Monday, April 04, 2011

IMPD Abruptly Cancels Planned Gun Amnesty Event

Democratic mayoral candidate Melina Kennedy's recent criticism of a plan by Mayor Greg Ballard's administration to conduct a gun amnesty event later this month at which people could turn over guns in their possession with no questions asked has raised enough concerns to cause IMPD to call off the event. Kennedy's campaign attacked the plan because it could allow persons who used guns to commit crimes that are still under investigation without allowing ballistic tests to be performed on the guns, thereby destroying evidence and allowing criminals to walk free. The Star's Carrie Ritchie is reporting that Marion Co. Prosecutor Terry Curry recently contacted Public Safety Director to express his concerns with the planned gun amnesty event. Today, IMPD announced it was at least postponing the event for now in response to those concerns.

"On the one hand, we're completely supportive of any effort to reduce illegal guns on the street," Curry said this afternoon. "But nevertheless, we have the responsibility of investigating existing crimes and coordinating with federal agencies to trace how these weapons are ending up on the streets in the first place."

Curry, who said he found out about the event through a press release, said Straub was receptive to his concerns.

According to a press release, IMPD cancelled the event to "address issues concerning forensics and how best to ensure that surrendered firearms were not used in crimes."

Public Safety Director Frank Straub didn't return a call seeking comment this afternoon. Carolin Requiz-Smith, a spokeswoman for Straub's office, didn't respond to multiple emails and a call seeking comment.

The event, which police were hosting in partnership with the Ten Point Coalition and local churches, was intended to allow people to get rid of their guns without scrutiny. Police said they would destroy the guns safely.

Six churches throughout the city had agreed to serve as drop-off locations.

But Curry was alarmed that the police wouldn't be performing ballistics tests or tracing the guns' history to see if they could've been owned illegally or used in a crime.
Ballard recently penned an opinion column for the Star in which he insisted he did not favor amnesty for criminals.

Recently the issue of illegally possessed guns has been a topic of discussion in The Indianapolis Star. Some people think the answer lies with amnesty for criminals, signing a national gun control petition and closing the so-called "gun show loophole." Others have suggested the creation of a special unit within the Indianapolis Metropolitan Police Department tasked with addressing illegal guns.

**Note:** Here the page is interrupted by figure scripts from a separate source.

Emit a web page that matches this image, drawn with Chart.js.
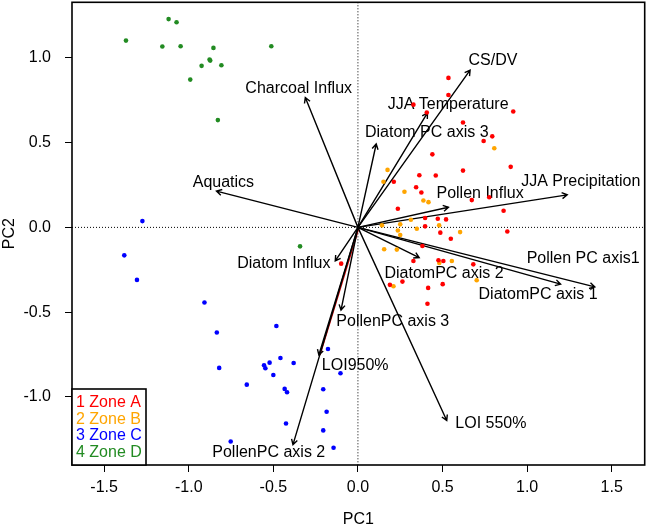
<!DOCTYPE html>
<html>
<head>
<meta charset="utf-8">
<script src="https://cdn.jsdelivr.net/npm/chart.js@4.4.0/dist/chart.umd.min.js"></script>
<style>
  html, body { margin: 0; padding: 0; background: #fff; }
  #wrap { width: 647px; height: 529px; }
</style>
</head>
<body>
<div id="wrap"><canvas id="pcaChart" width="647" height="529"></canvas></div>
<script>
// SAMPLE SCORES PER ZONE (PC1, PC2)
var zoneA_x = [0.535, 0.535, 0.328, 0.407, 0.918, 0.621, 0.794, 0.743, 0.440, 0.903, 0.621, 0.363, 0.460,
  0.212, 0.344, 0.375, 0.673, 0.776, 0.236, 0.861, 0.397, 0.472, 0.521, 0.397, 0.487, 0.549, 0.883,
  0.381, 0.328, 0.476, 0.505, 0.682, 0.263, 0.189, 0.415, 0.501, 0.411, -0.099];
var zoneA_y = [0.882, 0.781, 0.724, 0.678, 0.684, 0.619, 0.537, 0.510, 0.431, 0.357, 0.335, 0.308, 0.306,
  0.269, 0.237, 0.206, 0.161, 0.178, 0.110, 0.098, 0.055, 0.051, 0.047, 0.006, -0.031, -0.067, -0.024,
  -0.110, -0.198, -0.194, -0.198, -0.218, -0.320, -0.339, -0.357, -0.335, -0.451, -0.214];

var zoneB_x = [0.806, 0.175, 0.151, 0.275, 0.387, 0.417, 0.313, 0.250, 0.142, 0.348, 0.480, 0.236, 0.250,
  0.604, 0.155, 0.230, 0.481, 0.555, 0.702, 0.210];
var zoneB_y = [0.467, 0.339, 0.269, 0.210, 0.159, 0.149, 0.045, 0.018, 0.012, -0.008, 0.012, -0.018, -0.045,
  -0.028, -0.129, -0.131, -0.210, -0.198, -0.312, -0.347];

var zoneC_x = [-1.274, -1.381, -1.306, -0.907, -0.834, -0.482, -0.820, -0.555, -0.547, -0.522, -0.458, -0.380,
  -0.500, -0.657, -0.433, -0.419, -0.425, -0.752, -0.177, -0.205, -0.185, -0.205, -0.103, -0.144];
var zoneC_y = [0.037, -0.165, -0.310, -0.443, -0.620, -0.582, -0.829, -0.814, -0.831, -0.798, -0.771, -0.800,
  -0.871, -0.928, -0.953, -0.973, -1.157, -1.263, -0.718, -0.955, -1.088, -1.198, -0.861, -1.300];

var zoneD_x = [-1.371, -1.119, -1.072, -1.156, -1.048, -0.854, -0.877, -0.873, -0.924, -0.807, -0.991, -0.828,
  -0.512, -0.342];
var zoneD_y = [1.102, 1.229, 1.210, 1.067, 1.069, 1.059, 0.990, 0.984, 0.953, 0.957, 0.872, 0.633,
  1.069, -0.112];

var zoneLabels = ['1 Zone A', '2 Zone B', '3 Zone C', '4 Zone D'];

// VARIABLE LOADINGS (ARROW TIPS) AND WHERE THEIR NAMES SIT
var varNames = ['CS/DV', 'JJA Temperature', 'Diatom PC axis 3', 'Charcoal Influx', 'Aquatics',
  'JJA Precipitation', 'Pollen Influx', 'Pollen PC axis1', 'DiatomPC axis 1', 'DiatomPC axis 2',
  'LOI 550%', 'PollenPC axis 3', 'LOI950%', 'PollenPC axis 2', 'Diatom Influx'];
var varPC1 = [0.663, 0.411, 0.108, -0.311, -0.836, 1.237, 0.535, 1.400, 1.198, 0.362, 0.525, -0.100, -0.231, -0.384, -0.134];
var varPC2 = [0.928, 0.675, 0.492, 0.766, 0.214, 0.192, 0.119, -0.351, -0.335, -0.178, -1.139, -0.488, -0.753, -1.282, -0.198];
var labelPC1 = [0.798, 0.533, 0.407, -0.350, -0.795, 1.317, 0.722, 1.331, 1.065, 0.509, 0.786, 0.206, -0.016, -0.527, -0.438];
var labelPC2 = [0.982, 0.724, 0.557, 0.819, 0.266, 0.272, 0.202, -0.184, -0.394, -0.272, -1.155, -0.553, -0.818, -1.328, -0.214];

var xTicks = [-1.5, -1.0, -0.5, 0.0, 0.5, 1.0, 1.5];
var yTicks = [-1.0, -0.5, 0.0, 0.5, 1.0];

var zoneColors = ['#ff0000', '#ffa500', '#0000ff', '#228b22'];
var FONT = '"Liberation Sans", Arial, Helvetica, sans-serif';

function toPoints(xs, ys) {
  return xs.map(function (v, i) { return { x: v, y: ys[i] }; });
}

function drawArrow(ctx, x1, y1, x2, y2) {
  var ang = Math.atan2(y2 - y1, x2 - x1);
  var len = 6, spread = Math.PI / 6;
  ctx.beginPath();
  ctx.moveTo(x1, y1);
  ctx.lineTo(x2, y2);
  ctx.moveTo(x2 - len * Math.cos(ang - spread), y2 - len * Math.sin(ang - spread));
  ctx.lineTo(x2, y2);
  ctx.lineTo(x2 - len * Math.cos(ang + spread), y2 - len * Math.sin(ang + spread));
  ctx.stroke();
}

// ZERO LINES, ARROWS AND NAMES UNDER THE POINTS; BOX AND LEGEND ON TOP
var biplotPlugin = {
  id: 'biplot',
  beforeDatasetsDraw: function (chart) {
    var ctx = chart.ctx, xs = chart.scales.x, ys = chart.scales.y, area = chart.chartArea;
    var x0 = xs.getPixelForValue(0), y0 = ys.getPixelForValue(0);
    ctx.save();
    ctx.strokeStyle = '#000';
    ctx.lineWidth = 1;
    ctx.setLineDash([1, 2]);
    ctx.beginPath();
    ctx.moveTo(area.left, y0); ctx.lineTo(area.right, y0);
    ctx.moveTo(x0, area.top); ctx.lineTo(x0, area.bottom);
    ctx.stroke();
    ctx.setLineDash([]);

    // red trace alongside LOI950%
    var k = varNames.indexOf('LOI950%');
    ctx.strokeStyle = '#d00000';
    ctx.lineWidth = 1.2;
    ctx.beginPath();
    ctx.moveTo(x0 + 1.2, y0);
    ctx.lineTo(xs.getPixelForValue(varPC1[k]) + 1.2, ys.getPixelForValue(varPC2[k]));
    ctx.stroke();

    ctx.strokeStyle = '#000';
    ctx.lineWidth = 1.4;
    for (var i = 0; i < varNames.length; i++) {
      drawArrow(ctx, x0, y0, xs.getPixelForValue(varPC1[i]), ys.getPixelForValue(varPC2[i]));
    }

    ctx.fillStyle = '#000';
    ctx.font = '16px ' + FONT;
    ctx.textAlign = 'center';
    ctx.textBaseline = 'middle';
    for (var j = 0; j < varNames.length; j++) {
      ctx.fillText(varNames[j], xs.getPixelForValue(labelPC1[j]), ys.getPixelForValue(labelPC2[j]));
    }
    ctx.restore();
  },
  afterDraw: function (chart) {
    var ctx = chart.ctx, area = chart.chartArea;
    ctx.save();
    ctx.strokeStyle = '#000';
    ctx.lineWidth = 1.6;
    ctx.strokeRect(area.left, area.top, area.right - area.left, area.bottom - area.top);

    // legend box in the lower left corner
    var bw = 74, bh = 76;
    ctx.fillStyle = '#fff';
    ctx.fillRect(area.left, area.bottom - bh, bw, bh);
    ctx.strokeRect(area.left, area.bottom - bh, bw, bh);
    ctx.font = '16px ' + FONT;
    ctx.textAlign = 'left';
    ctx.textBaseline = 'middle';
    for (var i = 0; i < zoneLabels.length; i++) {
      ctx.fillStyle = zoneColors[i];
      ctx.fillText(zoneLabels[i], area.left + 4, area.bottom - 62 + i * 16.5);
    }
    ctx.restore();
  }
};

var zonesX = [zoneA_x, zoneB_x, zoneC_x, zoneD_x];
var zonesY = [zoneA_y, zoneB_y, zoneC_y, zoneD_y];
var datasets = zoneLabels.map(function (lab, i) {
  return {
    label: lab,
    data: toPoints(zonesX[i], zonesY[i]),
    backgroundColor: zoneColors[i],
    borderWidth: 0,
    pointRadius: 2.3,
    pointHoverRadius: 2.3
  };
});

var axisFont = { family: FONT, size: 16 };

new Chart(document.getElementById('pcaChart').getContext('2d'), {
  type: 'scatter',
  data: { datasets: datasets },
  options: {
    responsive: false,
    animation: false,
    devicePixelRatio: 1,
    layout: { padding: { left: 0, right: 2, top: 1, bottom: 0 } },
    plugins: {
      legend: { display: false },
      tooltip: { enabled: false }
    },
    scales: {
      x: {
        type: 'linear',
        min: -1.69,
        max: 1.695,
        afterBuildTicks: function (s) { s.ticks = xTicks.map(function (v) { return { value: v }; }); },
        afterFit: function (s) { s.height = 64; s.paddingLeft = 0; s.paddingRight = 0; },
        border: { display: false },
        grid: { drawOnChartArea: false, drawTicks: true, tickLength: 7, color: '#000', lineWidth: 1 },
        ticks: {
          color: '#000', font: axisFont, padding: 6, maxRotation: 0,
          callback: function (v) { return Number(v).toFixed(1); }
        },
        title: { display: true, text: 'PC1', color: '#000', font: axisFont, padding: 0 }
      },
      y: {
        type: 'linear',
        min: -1.402,
        max: 1.328,
        afterBuildTicks: function (s) { s.ticks = yTicks.map(function (v) { return { value: v }; }); },
        afterFit: function (s) { s.width = 72; s.paddingTop = 0; s.paddingBottom = 0; },
        border: { display: false },
        grid: { drawOnChartArea: false, drawTicks: true, tickLength: 7, color: '#000', lineWidth: 1 },
        ticks: {
          color: '#000', font: axisFont, padding: 14,
          callback: function (v) { return Number(v).toFixed(1); }
        },
        title: { display: true, text: 'PC2', color: '#000', font: axisFont, padding: 0 }
      }
    }
  },
  plugins: [biplotPlugin]
});
</script>
</body>
</html>
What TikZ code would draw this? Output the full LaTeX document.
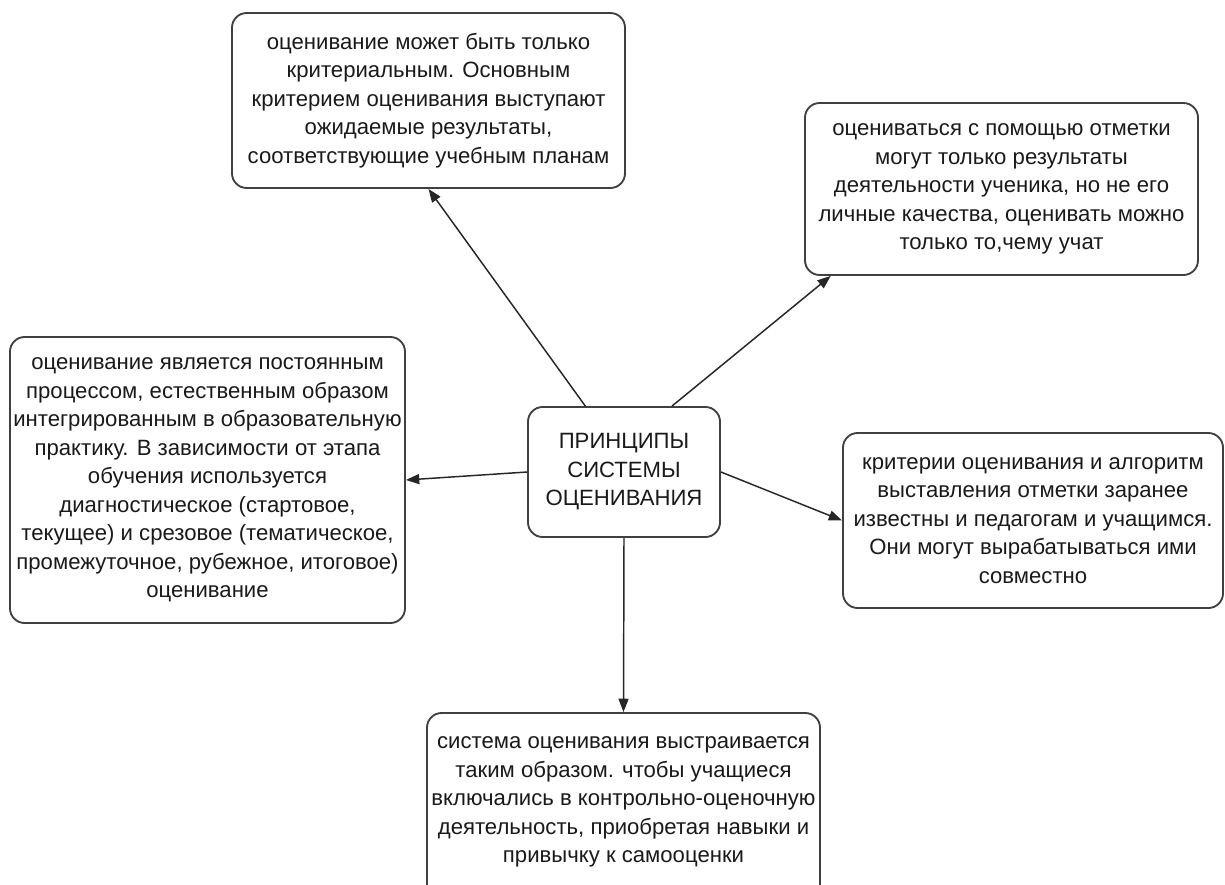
\documentclass[tikz,border=0pt]{standalone}
\usepackage{fontspec}
\setmainfont{Liberation Sans}
\usetikzlibrary{arrows.meta}
\begin{document}
\begin{tikzpicture}[x=0.75pt,y=-0.75pt,
  box/.style={draw=black!75, line width=1.4pt, rounded corners=11pt, align=center,
    inner sep=0pt, font=\fontsize{16.6}{21.4}\selectfont, text=black!90},
  link/.style={draw=black!85, line width=1.1pt, -{Triangle[length=10pt,width=7.5pt]}}]
\useasboundingbox (0,0) rectangle (1225,885);
\node[box, minimum width=294.75pt, minimum height=131.25pt] (A) at (428.5,100.5)
  {оценивание может быть только\\критериальным. Основным\\критерием оценивания выступают\\ожидаемые результаты,\\соответствующие учебным планам};
\node[box, minimum width=294.75pt, minimum height=129pt] (B) at (1001.5,189)
  {оцениваться с помощью отметки\\могут только результаты\\деятельности ученика, но не его\\личные качества, оценивать можно\\только то,чему учат};
\node[box, minimum width=296.25pt, minimum height=214.5pt] (C) at (207.5,480)
  {оценивание является постоянным\\процессом, естественным образом\\интегрированным в образовательную\\практику. В зависимости от этапа\\обучения используется\\диагностическое (стартовое,\\текущее) и срезовое (тематическое,\\промежуточное, рубежное, итоговое)\\оценивание};
\node[box, minimum width=144pt, minimum height=97.5pt] (D) at (624,472)
  {ПРИНЦИПЫ\\СИСТЕМЫ\\ОЦЕНИВАНИЯ};
\node[box, minimum width=285pt, minimum height=131.25pt] (E) at (1033,520.5)
  {критерии оценивания и алгоритм\\выставления отметки заранее\\известны и педагогам и учащимся.\\Они могут вырабатываться ими\\совместно};
\node[box, minimum width=294.75pt, minimum height=151.5pt] (F) at (623.5,814)
  {система оценивания выстраивается\\таким образом. чтобы учащиеся\\включались в контрольно-оценочную\\деятельность, приобретая навыки и\\привычку к самооценки\\\mbox{}};
\draw[link] ([xshift=-29pt]D.north) -- (A.south);
\draw[link] ([xshift=36pt]D.north) -- ([xshift=20pt]B.south west);
\draw[link] (D.west) -- (C.east);
\draw[link] (D.east) -- (E.west);
\draw[link] (D.south) -- (F.north);
\end{tikzpicture}
\end{document}
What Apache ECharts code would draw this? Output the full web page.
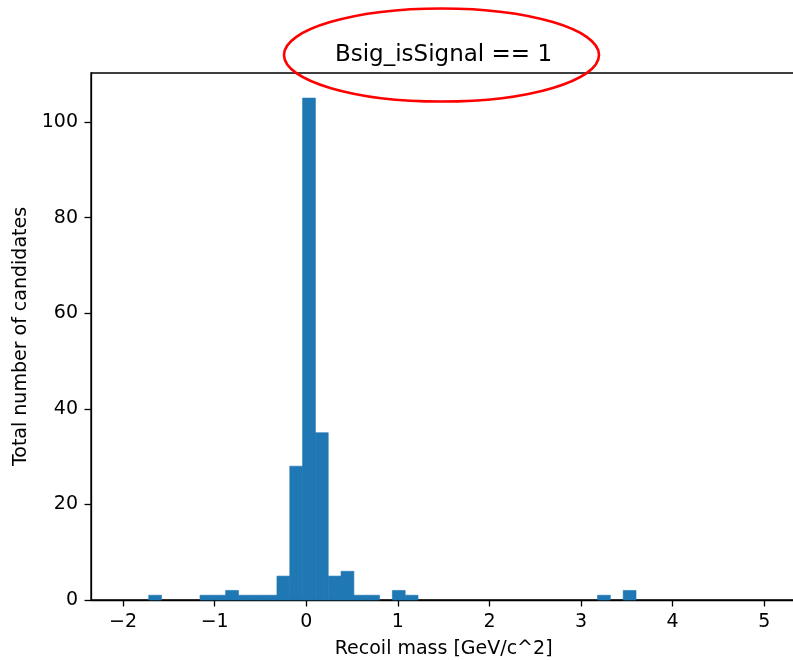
<!DOCTYPE html>
<html>
<head>
<meta charset="utf-8">
<script src="https://cdn.jsdelivr.net/npm/echarts@6/dist/echarts.min.js"></script>
<style>
html,body{margin:0;padding:0;background:#fff;}
#chart{width:793px;height:660px;}
</style>
</head>
<body>
<div id="chart"></div>
<script>
const titleText = 'Bsig_isSignal == 1';
const xLabel = 'Recoil mass [GeV/c^2]';
const yLabel = 'Total number of candidates';
const xTickValues = [-2, -1, 0, 1, 2, 3, 4, 5];
const yTickValues = [0, 20, 40, 60, 80, 100];
const binEdges = [-2.00, -1.86, -1.72, -1.58, -1.44, -1.30, -1.16, -1.02, -0.88, -0.74,
  -0.60, -0.46, -0.32, -0.18, -0.04, 0.10, 0.24, 0.38, 0.52, 0.66,
  0.80, 0.94, 1.08, 1.22, 1.36, 1.50, 1.64, 1.78, 1.92, 2.06,
  2.20, 2.34, 2.48, 2.62, 2.76, 2.90, 3.04, 3.18, 3.32, 3.46,
  3.60, 3.74, 3.88, 4.02, 4.16, 4.30, 4.44, 4.58, 4.72, 4.86, 5.00];
const counts = [0, 0, 1, 0, 0, 0, 1, 1, 2, 1,
  1, 1, 5, 28, 105, 35, 5, 6, 1, 1,
  0, 2, 1, 0, 0, 0, 0, 0, 0, 0,
  0, 0, 0, 0, 0, 0, 0, 1, 0, 2,
  0, 0, 0, 0, 0, 0, 0, 0, 0, 0];

const FONT = 'DejaVu Sans';
const barData = counts.map((c, i) => [binEdges[i], binEdges[i + 1], c]);
const fmt = v => String(v).replace('-', '\u2212');

const chart = echarts.init(document.getElementById('chart'), null, {renderer: 'canvas'});
chart.setOption({
  animation: false,
  backgroundColor: '#ffffff',
  grid: {
    left: 91, top: 73, right: -3.3, bottom: 60,
    show: true, borderColor: '#000000', borderWidth: 1.3,
    backgroundColor: 'transparent',
    containLabel: false, outerBoundsMode: 'none'
  },
  xAxis: {
    type: 'value', min: -2.35, max: 5.35,
    splitLine: {show: false},
    axisLine: {show: true, onZero: false, lineStyle: {color: '#000', width: 1.3}},
    axisTick: {show: true, length: 6.5, inside: false, customValues: xTickValues,
      lineStyle: {color: '#000', width: 1.3}},
    axisLabel: {show: true, customValues: xTickValues, margin: 13, formatter: fmt,
      color: '#000', fontFamily: FONT, fontSize: 19, lineHeight: 19},
    name: xLabel, nameLocation: 'middle', nameGap: 40,
    nameTextStyle: {color: '#000', fontFamily: FONT, fontSize: 19, lineHeight: 19}
  },
  yAxis: {
    type: 'value', min: 0, max: 110.25,
    splitLine: {show: false},
    axisLine: {show: true, onZero: false, lineStyle: {color: '#000', width: 1.3}},
    axisTick: {show: true, length: 6.5, inside: false, customValues: yTickValues,
      lineStyle: {color: '#000', width: 1.3}},
    axisLabel: {show: true, customValues: yTickValues, margin: 13, formatter: fmt,
      padding: [3, 0, 0, 0],
      color: '#000', fontFamily: FONT, fontSize: 19, lineHeight: 19},
    name: yLabel, nameLocation: 'middle', nameGap: 59, nameRotate: 90,
    nameTextStyle: {color: '#000', fontFamily: FONT, fontSize: 19, lineHeight: 19}
  },
  series: [{
    type: 'custom',
    data: barData,
    encode: {x: [0, 1], y: 2},
    renderItem: function (params, api) {
      const c = api.value(2);
      if (!c) return null;
      const p0 = api.coord([api.value(0), c]);
      const p1 = api.coord([api.value(1), 0]);
      return {
        type: 'rect',
        shape: {x: p0[0], y: p0[1], width: p1[0] - p0[0], height: p1[1] - p0[1]},
        style: {fill: '#1f77b4', stroke: '#1f77b4', lineWidth: 0.6}
      };
    }
  }],
  graphic: [
    {
      type: 'text', x: 443.5, y: 55.5, z: 10,
      style: {text: titleText, fill: '#000', font: '23px "DejaVu Sans"',
        textAlign: 'center', textVerticalAlign: 'middle', verticalAlign: 'middle'}
    },
    {
      type: 'ellipse', z: 11,
      shape: {cx: 441.5, cy: 55, rx: 157.5, ry: 46.5},
      style: {fill: 'none', stroke: '#ff0000', lineWidth: 2.6}
    }
  ]
});
</script>
</body>
</html>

Let me be clear. I do not support amnesty programs for gang members, drug dealers or people who use guns in the commission of a crime. I will not sign a national gun control petition, especially one that does not remove a single illegally possessed gun from our streets. Creating a special police unit might score political points, but it detracts from the real police work being done, work that seized nearly 2,000 illegally possessed guns last year.
If a criminal can turn in a gun to police that he used to kill someone without any questions asked, I don't know how Ballard could believe that is not amnesty. "Either he's not sure what's going on inside his public safety office, or he is continuing to mislead the public," Kennedy's communications director Jon Mills said. Thankfully, someone was able to have the good sense to pull the plug on this idea for now. Hopefully, it won't raise its ugly head again.